Trade Minister Peter Van Loan accepted Brison’s proposal, and no wonder, since it guarantees that the Conservative minority in the House will now be backed by Liberal votes on this issue, enough to get legislation enacting the trade pact passed.

“The Prime Minister and the government have been receptive,” Brison said in a telephone interview yesterday. “It’s an example where minority parliaments can work productively. There’s a lot of dysfunctionality in this minority, but there are examples every now and then about how it can work.”

That’s an upbeat way of looking at the outcome, and generous toward the Tories for accepting a proposal from across the aisle. But the background to this highly unusual case of an opposition party shaping an international treaty—even negotiating with a foreign government—is interesting as more than a rare success story in bipartisan cooperation.

Close Liberal attention to this file goes back to last spring, when Brison and Michael Ignatieff met in Ottawa with the Colombian Foreign Minister Jaime Bermudez and President Alvaro Uribe. Next, Brison and Liberal foreign affairs critic Bob Rae traveled to Colombia in August for several days of meetings, not only with senior government officials, but also union leaders and human rights advocates who have their own perspective on Colombia’s dismal human rights record.

But the key discussions appear to have taken place in Davos in late January at the World Economic Forum. It’s from past meetings at the annual Swiss resort gathering that Brison knows Colombian Trade Minister Luis Plata. Their familiarity allowed them launch quickly into a series of conversations leading to the side deal that Brison finally proposed in the House yesterday.

It’s telling that the Conservatives were at first skeptical about Brison’s initiative, and then sat back and let the Liberals press on with negotiating the human-rights reporting amendment through to fruition.

Consider the players. Brison attends Davos, which is too easy to put down as a canapé-stoked holiday for the self-important. In this story, though, the forum turned out to have fostered productive relationships. The fact that Rae has deep experience working on human rights issues around the world had to have helped. And Ignatieff is, of course, a well-traveled human-rights specialist.

On the government side, the key figures on this file have been the previous trade minister, Stockwell Day, the current one, Van Loan, and the Prime Minister. Day is viewed as an effective minister and Van Loan as a useful political asset, but neither has a long track record of personal engagement on foreign issues. Stephen Harper’s preoccupation with foreign files ranks as one of the surprises of his prime-ministership, but this remains a relatively new facet of his political persona.

This isn’t to say the Colombian side-deal is a flawless solution that reflects some ingrained Liberal foreign-affairs genius.

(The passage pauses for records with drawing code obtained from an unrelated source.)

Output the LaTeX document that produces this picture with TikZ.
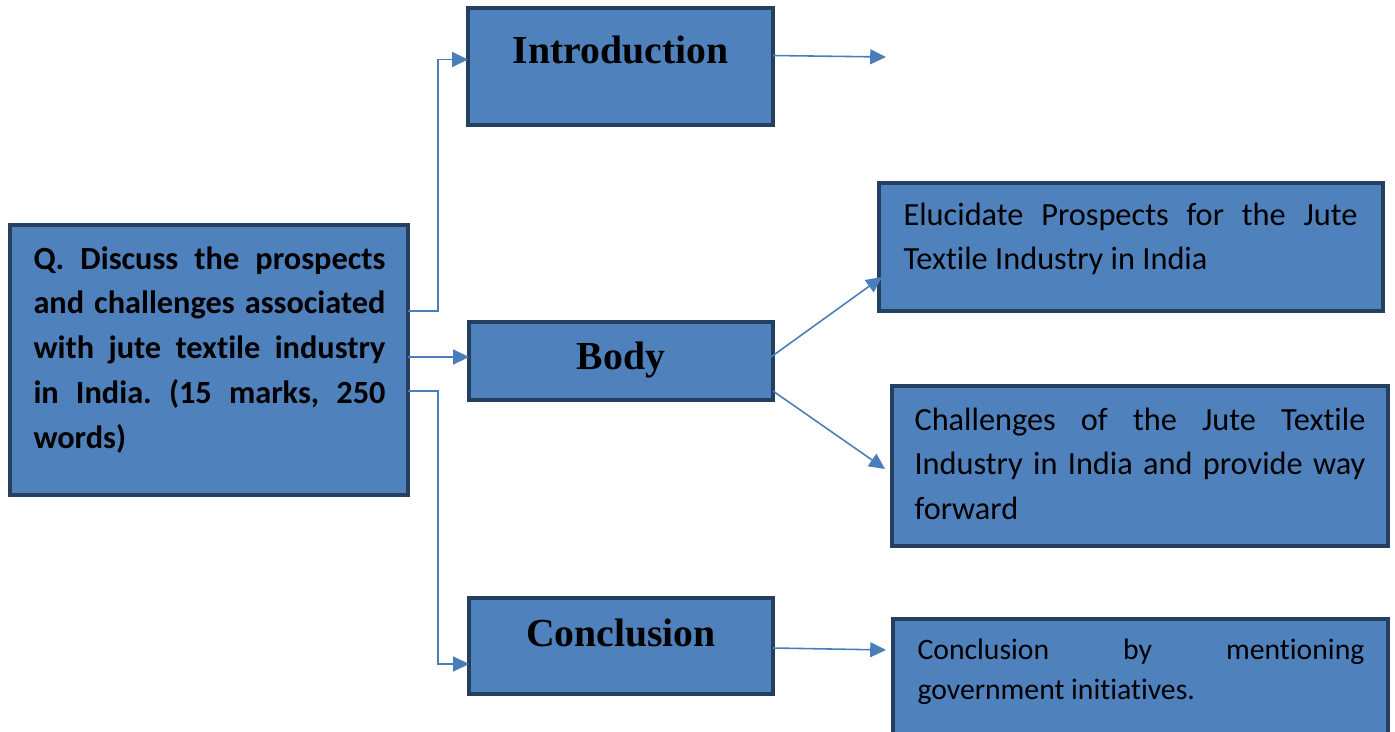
\documentclass[tikz,border=0pt]{standalone}
\usepackage{fontspec}
\setmainfont{Carlito}[Ligatures=NoCommon]
\newfontfamily\headfont{Liberation Serif}
\usetikzlibrary{arrows.meta,positioning,calc}
\frenchspacing

\definecolor{boxfill}{HTML}{4F81BD}
\definecolor{boxline}{HTML}{243F60}
\definecolor{linkcol}{HTML}{4A7EBB}

\begin{document}
\begin{tikzpicture}[x=0.02cm, y=-0.02cm, >={Triangle[length=9pt,width=8.5pt]}, semithick]
	\tikzstyle{box}=[draw=boxline, fill=boxfill, line width=2.3pt, inner sep=0pt, outer sep=0pt, anchor=north west]
	\tikzstyle{head}=[font=\headfont\bfseries\fontsize{22.6}{26}\selectfont, anchor=base]
	\tikzstyle{txt}=[align=justify, inner sep=0pt, anchor=base west, font=\fontsize{18.4}{25.6}\selectfont]
	\tikzstyle{link}=[draw=linkcol, line width=0.9pt, ->]
	\useasboundingbox (0,0) rectangle (1395,731);
	\clip (0,0) rectangle (1395,731);

	% question on the left
	\node[box, minimum width=7.96cm, minimum height=5.40cm] (qbox) at (10,225) {};
	\node[txt, text width=7.04cm, font=\bfseries\fontsize{18.4}{25.6}\selectfont] (qtext) at ($(qbox.north west)+(23,44)$)
		{Q. Discuss the prospects\linebreak and challenges associated\linebreak with jute textile industry\linebreak in India. (15 marks, 250\linebreak words)};

	% the three parts of the answer
	\node[box, minimum width=6.10cm, minimum height=2.34cm] (intro) at (468,8) {};
	\node[box, minimum width=6.08cm, minimum height=1.56cm] (body) at (469,322) {};
	\node[box, minimum width=6.08cm, minimum height=1.92cm] (concl) at (469,598) {};
	\node[head] (introlabel) at ($(intro.north)+(0,55)$) {Introduction};
	\node[head] (bodylabel) at ($(body.north)+(0,47)$) {Body};
	\node[head] (concllabel) at ($(concl.north)+(0,48)$) {Conclusion};

	% points on the right
	\node[box, minimum width=10.08cm, minimum height=2.56cm] (prosp) at (879,183) {};
	\node[box, minimum width=9.92cm, minimum height=3.20cm] (chall) at (892,386) {};
	\node[box, minimum width=9.90cm, minimum height=3.20cm] (govt) at (893,619) {};
	\node[txt, text width=9.08cm] (prosptext) at ($(prosp.north west)+(24,42)$)
		{Elucidate Prospects for the Jute\linebreak Textile Industry in India};
	\node[txt, text width=9.02cm] (challtext) at ($(chall.north west)+(22,44)$)
		{Challenges of the Jute Textile\linebreak Industry in India and provide way\linebreak forward};
	\node[txt, text width=8.94cm, font=\fontsize{16.9}{22.8}\selectfont] (govttext) at ($(govt.north west)+(24,40)$)
		{Conclusion by mentioning\linebreak government initiatives.};

	% connectors
	\coordinate (bodyin) at ($(body.west)+(0,-4)$);
	\coordinate (introend) at (886,57);
	\draw[link] ($(qbox.east)+(0,-49)$) -- ++(30,0) |- ($(intro.west)+(0,-7)$);
	\draw[link] (qbox.east |- bodyin) -- (bodyin);
	\draw[link] ($(qbox.east)+(0,31)$) -- ++(30,0) |- ($(concl.west)+(0,18)$);
	\draw[link] ($(intro.east)+(0,-11)$) -- (introend);
	\draw[link] ($(body.east)+(-2,-4)$) -- ($(prosp.west)+(3,30)$);
	\draw[link] ($(body.east)+(0,30)$) -- ($(chall.west)+(-7,3)$);
	\draw[link] ($(concl.east)+(0,2)$) -- ($(govt.west)+(-7,-49)$);
\end{tikzpicture}
\end{document}
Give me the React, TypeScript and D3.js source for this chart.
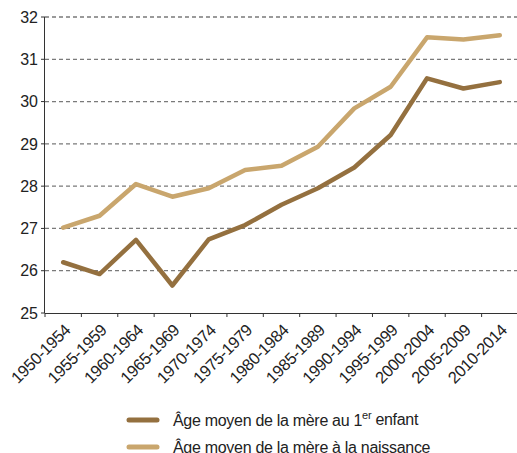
import React from "react";
import * as d3 from "d3";

// periods on the x axis
const periods = [
  "1950-1954", "1955-1959", "1960-1964", "1965-1969", "1970-1974",
  "1975-1979", "1980-1984", "1985-1989", "1990-1994", "1995-1999",
  "2000-2004", "2005-2009", "2010-2014",
];
// mean age of mother at first child
const firstChild = [26.2, 25.92, 26.73, 25.65, 26.74, 27.08, 27.56, 27.95, 28.44, 29.21, 30.55, 30.31, 30.46];
// mean age of mother at birth (all births)
const allBirths = [27.02, 27.3, 28.05, 27.75, 27.95, 28.38, 28.48, 28.93, 29.84, 30.35, 31.52, 31.47, 31.57];
const yTicks = [25, 26, 27, 28, 29, 30, 31, 32];

const W = 517;
const H = 453;
const font = "'Liberation Sans', Arial, sans-serif";

export default function App() {
  React.useEffect(() => {
    document.body.style.margin = "0";
  }, []);

  const margin = { top: 17, right: -1, bottom: 140, left: 45 };
  const x = d3.scaleBand().domain(periods).range([margin.left, W - margin.right]);
  const y = d3.scaleLinear().domain([25, 32]).range([H - margin.bottom, margin.top]);

  const line = d3
    .line<number>()
    .x((d, i) => x(periods[i])! + x.bandwidth() / 2)
    .y((d) => y(d));

  const series = [
    { name: "first", values: firstChild, color: "#94703f" },
    { name: "all", values: allBirths, color: "#c9a66d" },
  ];

  return (
    <svg width={W} height={H} style={{ display: "block" }} fontFamily={font}>
      {/* gridlines */}
      {yTicks.slice(1).map((t) => (
        <line
          key={t}
          x1={margin.left}
          x2={W}
          y1={y(t)}
          y2={y(t)}
          stroke="#7a7a7a"
          strokeWidth={1.3}
          strokeDasharray="4,3"
        />
      ))}
      {/* y axis */}
      <line x1={margin.left - 0.5} x2={margin.left - 0.5} y1={y(32)} y2={y(25)} stroke="#333" />
      {yTicks.map((t) => (
        <g key={t}>
          <line x1={margin.left - 4} x2={margin.left} y1={y(t)} y2={y(t)} stroke="#333" />
          <text x={margin.left - 7} y={y(t)} dy="0.36em" textAnchor="end" fontSize={16} fill="#222">
            {t}
          </text>
        </g>
      ))}
      {/* x axis */}
      <line x1={margin.left} x2={W} y1={y(25) + 0.5} y2={y(25) + 0.5} stroke="#333" />
      {periods.map((p) => (
        <g key={p}>
          <line x1={x(p)!} x2={x(p)!} y1={y(25)} y2={y(25) + 4} stroke="#333" />
          <text
            transform={`translate(${x(p)! + x.bandwidth() / 2},${y(25) + 10}) rotate(-45)`}
            textAnchor="end"
            dy="0.7em"
            fontSize={16.5}
            letterSpacing={-0.4}
            fill="#222"
          >
            {p}
          </text>
        </g>
      ))}
      {/* lines */}
      {series.map((s) => (
        <path
          key={s.name}
          d={line(s.values)!}
          fill="none"
          stroke={s.color}
          strokeWidth={4.5}
          strokeLinejoin="round"
          strokeLinecap="round"
        />
      ))}
      {/* legend */}
      <g fontSize={16} fill="#222" letterSpacing={-0.3}>
        <line x1={129} x2={157} y1={420} y2={420} stroke={series[0].color} strokeWidth={5} strokeLinecap="round" />
        <text x={173} y={420} dy="0.35em">
          Âge moyen de la mère au 1<tspan fontSize={11} dy="-0.6em">er</tspan>
          <tspan dy="0.4em"> enfant</tspan>
        </text>
        <line x1={129} x2={157} y1={447} y2={447} stroke={series[1].color} strokeWidth={5} strokeLinecap="round" />
        <text x={173} y={447} dy="0.35em">
          Âge moyen de la mère à la naissance
        </text>
      </g>
    </svg>
  );
}
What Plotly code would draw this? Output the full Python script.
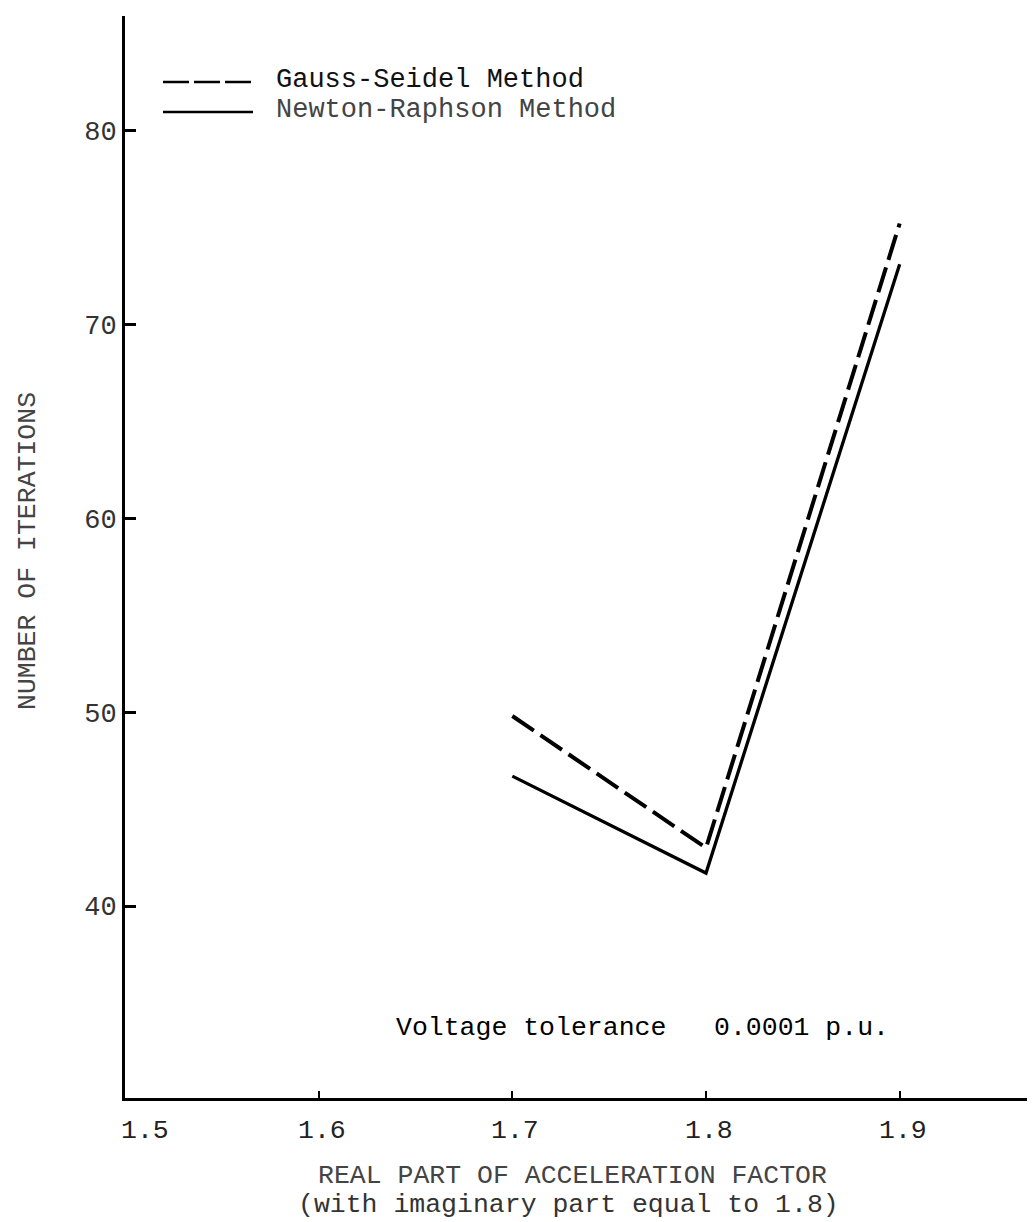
import plotly.graph_objects as go

# ---- data ----
accel_real = [1.7, 1.8, 1.9]
gauss_seidel_iters = [49.8, 43.0, 75.2]
newton_raphson_iters = [46.7, 41.7, 73.1]

x_tick_vals = [1.5, 1.6, 1.7, 1.8, 1.9]
x_tick_text = ["1.5", "1.6", "1.7", "1.8", "1.9"]
y_tick_vals = [40, 50, 60, 70, 80]
y_tick_text = ["40", "50", "60", "70", "80"]

series_names = ["Gauss-Seidel Method", "Newton-Raphson Method"]

FONT = "Liberation Mono, Courier New, monospace"
W, H = 1035, 1222
L, R, T, B = 117, 0, 8, 132
PW, PH = W - L - R, H - T - B

fig = go.Figure()
fig.add_trace(go.Scatter(
    x=accel_real, y=gauss_seidel_iters, mode="lines", name=series_names[0],
    line=dict(color="black", width=4, dash="26px,8px"), showlegend=False))
fig.add_trace(go.Scatter(
    x=accel_real, y=newton_raphson_iters, mode="lines", name=series_names[1],
    line=dict(color="black", width=3.3), showlegend=False))

fig.update_layout(
    width=W, height=H,
    margin=dict(l=L, r=R, t=T, b=B),
    paper_bgcolor="white", plot_bgcolor="white",
    font=dict(family=FONT, color="#222"),
    xaxis=dict(range=[1.5, 1.974], showgrid=False, zeroline=False,
               showline=True, linecolor="black", linewidth=2.5,
               ticks="inside", ticklen=7, tickwidth=2, tickcolor="black",
               tickvals=x_tick_vals, showticklabels=False),
    yaxis=dict(range=[30.1, 85.9], showgrid=False, zeroline=False,
               showline=True, linecolor="black", linewidth=3,
               ticks="inside", ticklen=11, tickwidth=2.5, tickcolor="black",
               tickvals=y_tick_vals, ticktext=y_tick_text,
               tickfont=dict(family=FONT, size=27, color="#333")),
)

def px_to_paper_x(px):
    return (px - L) / PW

def px_to_paper_y(py):
    return (H - B - py) / PH

anns = []
# x tick labels
for i, (v, t) in enumerate(zip(x_tick_vals, x_tick_text)):
    anns.append(dict(x=v, xref="x", y=0, yref="paper", text=t, showarrow=False,
                     xanchor="center", yanchor="middle", yshift=-33,
                     xshift=20 if i == 0 else 3,
                     font=dict(family=FONT, size=26.5, color="#222")))

# axis titles
anns.append(dict(x=px_to_paper_x(564), y=px_to_paper_y(1168), xref="paper", yref="paper",
                 text="REAL PART OF ACCELERATION FACTOR", showarrow=False,
                 xanchor="center", yanchor="middle",
                 font=dict(family=FONT, size=26.5, color="#444")))
anns.append(dict(x=px_to_paper_x(560), y=px_to_paper_y(1197), xref="paper", yref="paper",
                 text="(with imaginary part equal to 1.8)", showarrow=False,
                 xanchor="center", yanchor="middle",
                 font=dict(family=FONT, size=26.5, color="#333")))
anns.append(dict(x=px_to_paper_x(20), y=px_to_paper_y(543), xref="paper", yref="paper",
                 text="NUMBER OF ITERATIONS", showarrow=False, textangle=-90,
                 xanchor="center", yanchor="middle",
                 font=dict(family=FONT, size=26.5, color="#444")))

# note
anns.append(dict(x=px_to_paper_x(634), y=px_to_paper_y(1020), xref="paper", yref="paper",
                 text="Voltage tolerance   0.0001 p.u.", showarrow=False,
                 xanchor="center", yanchor="middle",
                 font=dict(family=FONT, size=26.5, color="black")))

# legend (manual)
legend_rows = [(74, "26px,5px", 2.5, "#111"), (104, None, 2.5, "#444")]
shapes = []
for (yy, dash, lw, col), name in zip(legend_rows, series_names):
    line = dict(color="black", width=lw)
    if dash:
        line["dash"] = dash
    shapes.append(dict(type="line", xref="paper", yref="paper",
                       x0=px_to_paper_x(155), x1=px_to_paper_x(245),
                       y0=px_to_paper_y(yy), y1=px_to_paper_y(yy), line=line))
    anns.append(dict(x=px_to_paper_x(266), y=px_to_paper_y(yy - 2), xref="paper", yref="paper",
                     text=name, showarrow=False, xanchor="left", yanchor="middle",
                     font=dict(family=FONT, size=27, color=col)))

fig.update_layout(annotations=anns, shapes=shapes)
fig.write_html("out.html")
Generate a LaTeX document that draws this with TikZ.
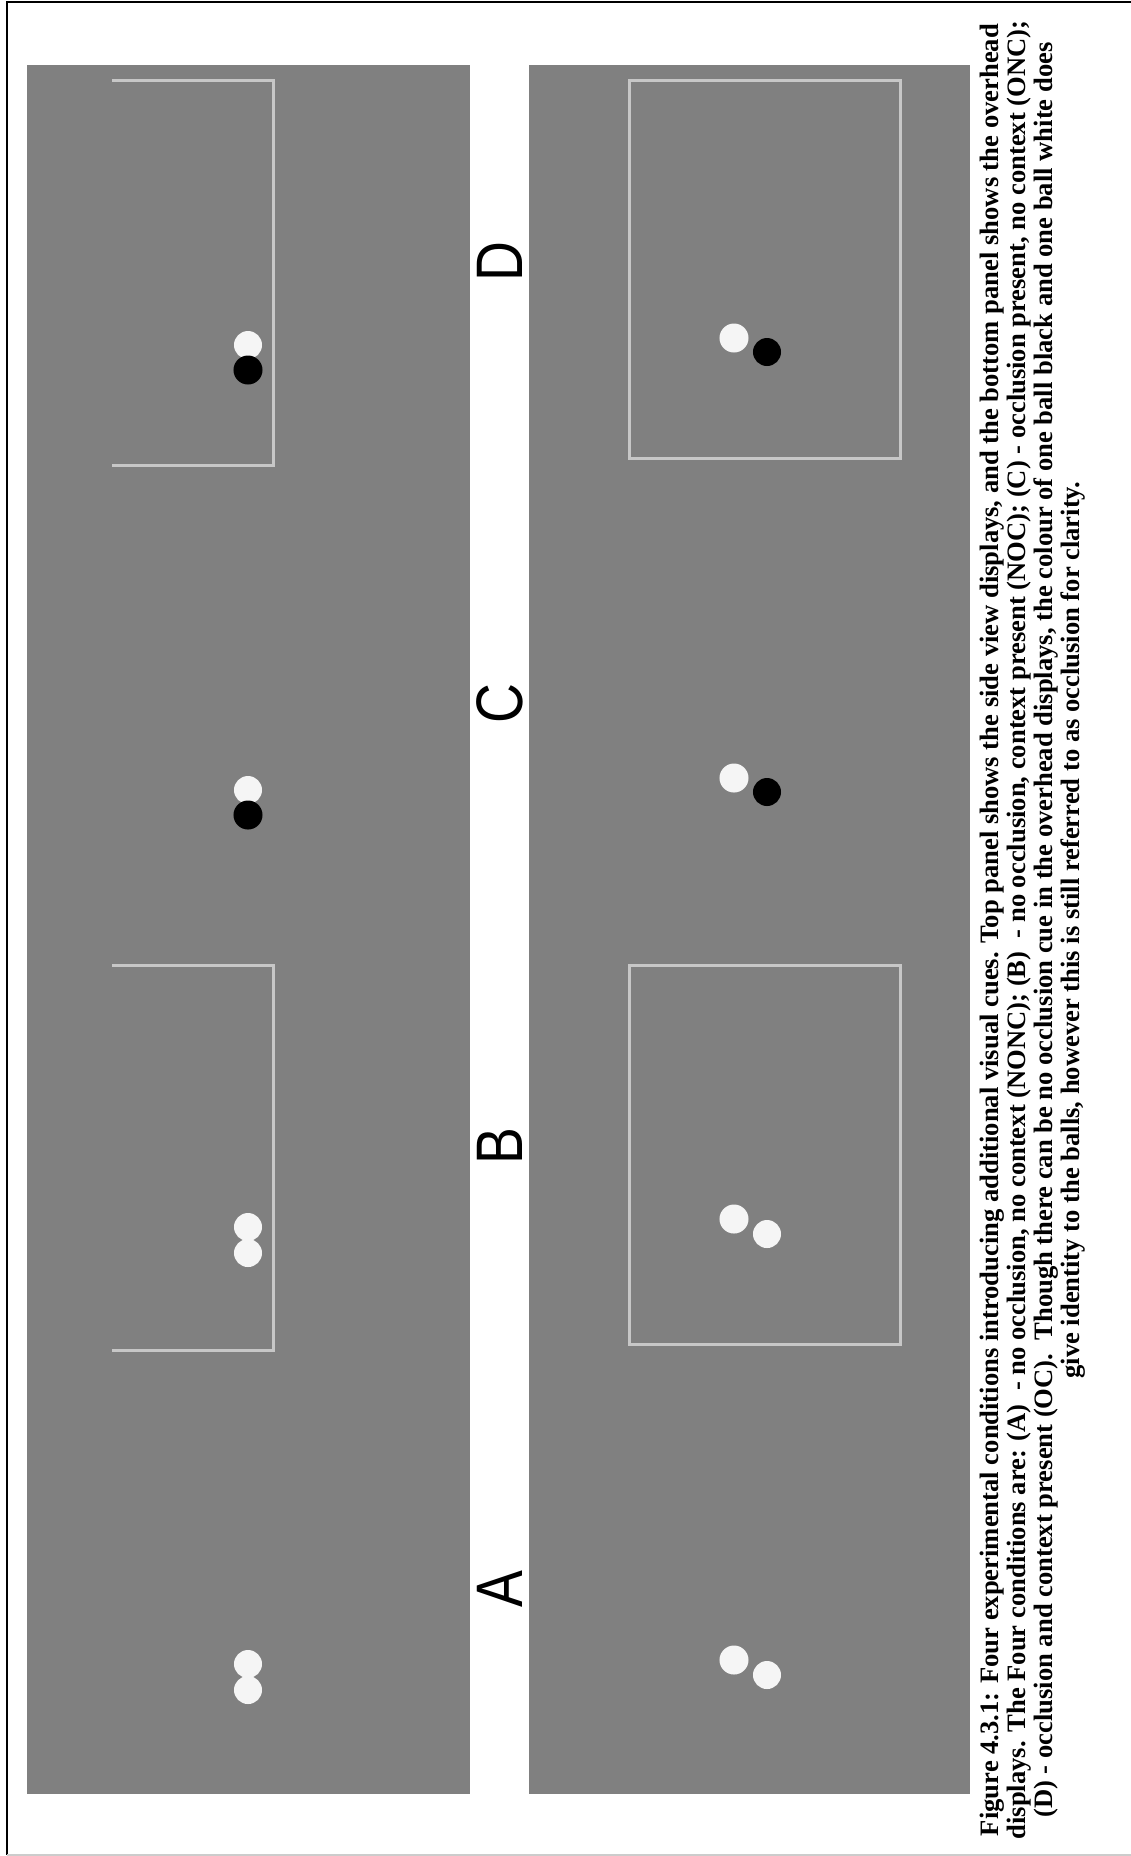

Indeed, NDP MP Peter Julian raised a valid objection yesterday, arguing that only an independent third party can properly assess progress, or lack of it, on human rights in Colombia.

But beyond the merits of Brison’s amendment, the unusual way it came about serves as a reminder that these Liberals bring a markedly different approach to foreign issues—far more shaped by the personal experiences and enthusiasms of the politicians themselves—than the Conservatives now in charge of running Canada’s relationship with the world.